Curly was watching my box slowly crawl onto my truck as the box was rapidly climbing onto his. Because his engine was so loud I couldn’t help glancing at his truck from time to time.


It seemed to me that Curly had lowered the truck’s rails too soon. The rails of the trash can are supposed to fit inside the rails of the truck, but it seemed like the rails were crosswise. That they were riding somewhat sidewards on top and not snuggled down inside.


I was watching my container's progress when the container being winched onto Curly’s truck slammed onto the ground.


It sounded like a stick of dynamite going off!


After everyone inside the garden hose manufacturing plant got a good look at what had made such a loud boom outside, Curly went inside to find a phone so he could call Kevin.


When Kevin got there he made it loud and clear that this wasn’t Curly’s first rodeo. Apparently Curly had flipped a different container off the other side of the truck. That was why the fender over the right side rear tires was all beat up. Now the fenders matched.


While Kevin was loudly interrogating Curly using colorful language that Oscar would never use I discovered that Curly was paying for the damage to the right side fender out of his paycheck and that Kevin expected him to pay for the left side as well.

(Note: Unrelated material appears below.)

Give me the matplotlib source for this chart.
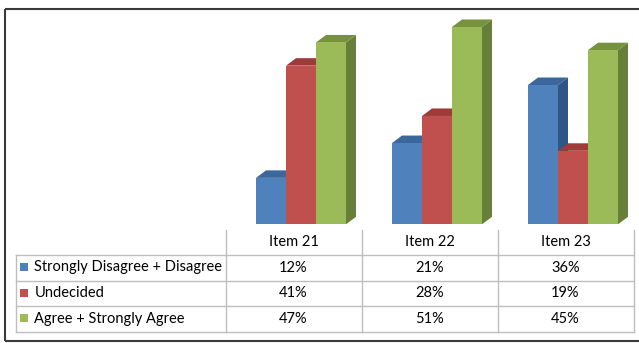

Curly’s incompetent training was a red flag but what disturbed me more was that Kevin was comfortable screaming at his driver with a handful of people watching it happen. And that Kevin expected Curly to pay for an accident out of his own pocket. Or that Curly was still employed at Miller Disposal after having had so many accidents that he was personally paying for them.


The red flags were piling up and this was only my second day.